<<<<

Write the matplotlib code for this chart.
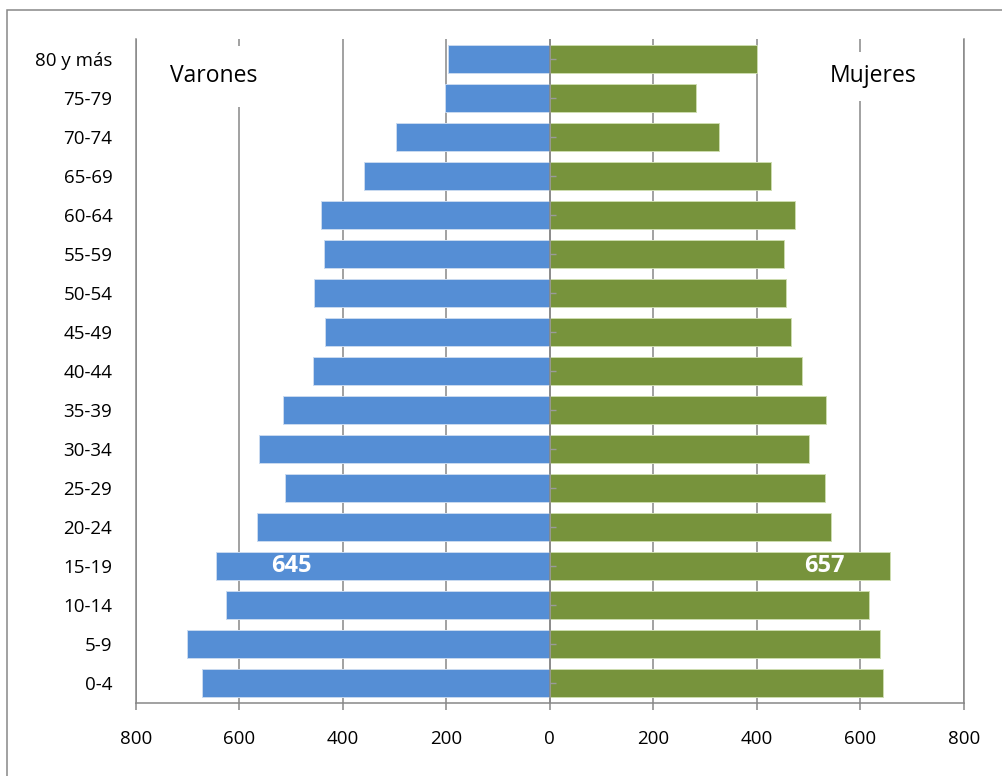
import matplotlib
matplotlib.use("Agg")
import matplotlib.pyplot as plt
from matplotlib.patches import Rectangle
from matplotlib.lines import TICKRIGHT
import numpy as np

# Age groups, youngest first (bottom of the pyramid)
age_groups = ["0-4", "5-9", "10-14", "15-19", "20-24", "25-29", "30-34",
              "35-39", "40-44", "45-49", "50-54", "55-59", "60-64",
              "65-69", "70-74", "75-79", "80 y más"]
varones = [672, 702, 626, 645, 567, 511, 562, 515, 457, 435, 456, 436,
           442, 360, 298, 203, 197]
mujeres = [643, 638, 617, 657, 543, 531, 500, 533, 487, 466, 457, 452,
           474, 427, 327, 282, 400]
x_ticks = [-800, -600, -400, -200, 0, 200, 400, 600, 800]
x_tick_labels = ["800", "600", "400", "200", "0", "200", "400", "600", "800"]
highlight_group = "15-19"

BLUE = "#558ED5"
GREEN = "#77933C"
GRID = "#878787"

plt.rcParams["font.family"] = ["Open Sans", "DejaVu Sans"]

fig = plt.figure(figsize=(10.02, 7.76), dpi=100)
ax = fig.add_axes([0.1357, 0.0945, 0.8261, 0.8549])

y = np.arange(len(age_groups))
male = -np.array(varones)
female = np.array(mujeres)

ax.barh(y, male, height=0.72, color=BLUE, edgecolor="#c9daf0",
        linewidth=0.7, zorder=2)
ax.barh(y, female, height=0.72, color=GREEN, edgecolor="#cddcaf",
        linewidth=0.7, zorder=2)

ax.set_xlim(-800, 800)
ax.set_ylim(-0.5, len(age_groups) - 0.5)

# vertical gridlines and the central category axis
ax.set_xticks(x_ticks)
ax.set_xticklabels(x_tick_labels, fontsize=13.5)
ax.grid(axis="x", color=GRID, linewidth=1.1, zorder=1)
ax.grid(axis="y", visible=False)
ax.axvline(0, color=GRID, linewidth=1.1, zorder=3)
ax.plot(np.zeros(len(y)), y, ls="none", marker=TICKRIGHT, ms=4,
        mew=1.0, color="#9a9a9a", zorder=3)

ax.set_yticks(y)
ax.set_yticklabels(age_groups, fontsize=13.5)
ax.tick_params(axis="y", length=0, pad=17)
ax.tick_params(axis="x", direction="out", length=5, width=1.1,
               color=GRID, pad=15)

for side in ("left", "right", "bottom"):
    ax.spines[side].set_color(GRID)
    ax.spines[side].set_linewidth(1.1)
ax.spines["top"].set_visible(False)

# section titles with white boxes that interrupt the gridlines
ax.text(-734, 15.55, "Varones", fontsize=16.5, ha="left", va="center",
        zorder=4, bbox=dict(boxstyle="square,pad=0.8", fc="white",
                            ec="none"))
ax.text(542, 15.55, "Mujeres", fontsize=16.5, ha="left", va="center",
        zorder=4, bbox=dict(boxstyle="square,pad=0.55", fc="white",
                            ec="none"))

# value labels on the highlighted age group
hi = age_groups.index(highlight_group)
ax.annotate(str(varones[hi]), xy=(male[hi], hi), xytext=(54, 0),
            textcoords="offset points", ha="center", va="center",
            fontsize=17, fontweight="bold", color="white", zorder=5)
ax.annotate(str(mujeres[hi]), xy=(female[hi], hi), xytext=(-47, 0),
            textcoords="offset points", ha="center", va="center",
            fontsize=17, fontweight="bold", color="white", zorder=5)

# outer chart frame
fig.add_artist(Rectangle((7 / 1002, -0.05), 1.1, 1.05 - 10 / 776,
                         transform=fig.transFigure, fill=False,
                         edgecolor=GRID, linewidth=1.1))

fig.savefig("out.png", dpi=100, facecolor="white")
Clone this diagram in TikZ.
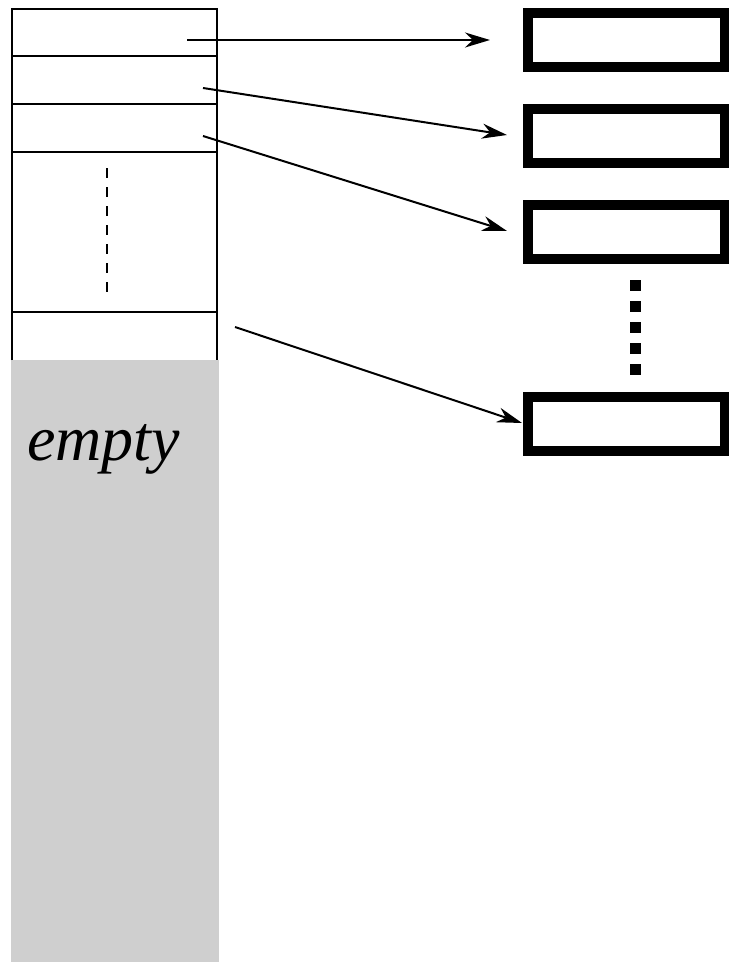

>>>>

§ Instructions to follow: Each record above is to be restated exactly, with its pictures removed from the copy.

§ Solution to this task:
Write the matplotlib code for this chart.
import matplotlib
matplotlib.use("Agg")
import matplotlib.pyplot as plt
from matplotlib.patches import Rectangle
from matplotlib.lines import TICKRIGHT
import numpy as np

# Age groups, youngest first (bottom of the pyramid)
age_groups = ["0-4", "5-9", "10-14", "15-19", "20-24", "25-29", "30-34",
              "35-39", "40-44", "45-49", "50-54", "55-59", "60-64",
              "65-69", "70-74", "75-79", "80 y más"]
varones = [672, 702, 626, 645, 567, 511, 562, 515, 457, 435, 456, 436,
           442, 360, 298, 203, 197]
mujeres = [643, 638, 617, 657, 543, 531, 500, 533, 487, 466, 457, 452,
           474, 427, 327, 282, 400]
x_ticks = [-800, -600, -400, -200, 0, 200, 400, 600, 800]
x_tick_labels = ["800", "600", "400", "200", "0", "200", "400", "600", "800"]
highlight_group = "15-19"

BLUE = "#558ED5"
GREEN = "#77933C"
GRID = "#878787"

plt.rcParams["font.family"] = ["Open Sans", "DejaVu Sans"]

fig = plt.figure(figsize=(10.02, 7.76), dpi=100)
ax = fig.add_axes([0.1357, 0.0945, 0.8261, 0.8549])

y = np.arange(len(age_groups))
male = -np.array(varones)
female = np.array(mujeres)

ax.barh(y, male, height=0.72, color=BLUE, edgecolor="#c9daf0",
        linewidth=0.7, zorder=2)
ax.barh(y, female, height=0.72, color=GREEN, edgecolor="#cddcaf",
        linewidth=0.7, zorder=2)

ax.set_xlim(-800, 800)
ax.set_ylim(-0.5, len(age_groups) - 0.5)

# vertical gridlines and the central category axis
ax.set_xticks(x_ticks)
ax.set_xticklabels(x_tick_labels, fontsize=13.5)
ax.grid(axis="x", color=GRID, linewidth=1.1, zorder=1)
ax.grid(axis="y", visible=False)
ax.axvline(0, color=GRID, linewidth=1.1, zorder=3)
ax.plot(np.zeros(len(y)), y, ls="none", marker=TICKRIGHT, ms=4,
        mew=1.0, color="#9a9a9a", zorder=3)

ax.set_yticks(y)
ax.set_yticklabels(age_groups, fontsize=13.5)
ax.tick_params(axis="y", length=0, pad=17)
ax.tick_params(axis="x", direction="out", length=5, width=1.1,
               color=GRID, pad=15)

for side in ("left", "right", "bottom"):
    ax.spines[side].set_color(GRID)
    ax.spines[side].set_linewidth(1.1)
ax.spines["top"].set_visible(False)

# section titles with white boxes that interrupt the gridlines
ax.text(-734, 15.55, "Varones", fontsize=16.5, ha="left", va="center",
        zorder=4, bbox=dict(boxstyle="square,pad=0.8", fc="white",
                            ec="none"))
ax.text(542, 15.55, "Mujeres", fontsize=16.5, ha="left", va="center",
        zorder=4, bbox=dict(boxstyle="square,pad=0.55", fc="white",
                            ec="none"))

# value labels on the highlighted age group
hi = age_groups.index(highlight_group)
ax.annotate(str(varones[hi]), xy=(male[hi], hi), xytext=(54, 0),
            textcoords="offset points", ha="center", va="center",
            fontsize=17, fontweight="bold", color="white", zorder=5)
ax.annotate(str(mujeres[hi]), xy=(female[hi], hi), xytext=(-47, 0),
            textcoords="offset points", ha="center", va="center",
            fontsize=17, fontweight="bold", color="white", zorder=5)

# outer chart frame
fig.add_artist(Rectangle((7 / 1002, -0.05), 1.1, 1.05 - 10 / 776,
                         transform=fig.transFigure, fill=False,
                         edgecolor=GRID, linewidth=1.1))

fig.savefig("out.png", dpi=100, facecolor="white")
Clone this diagram in TikZ.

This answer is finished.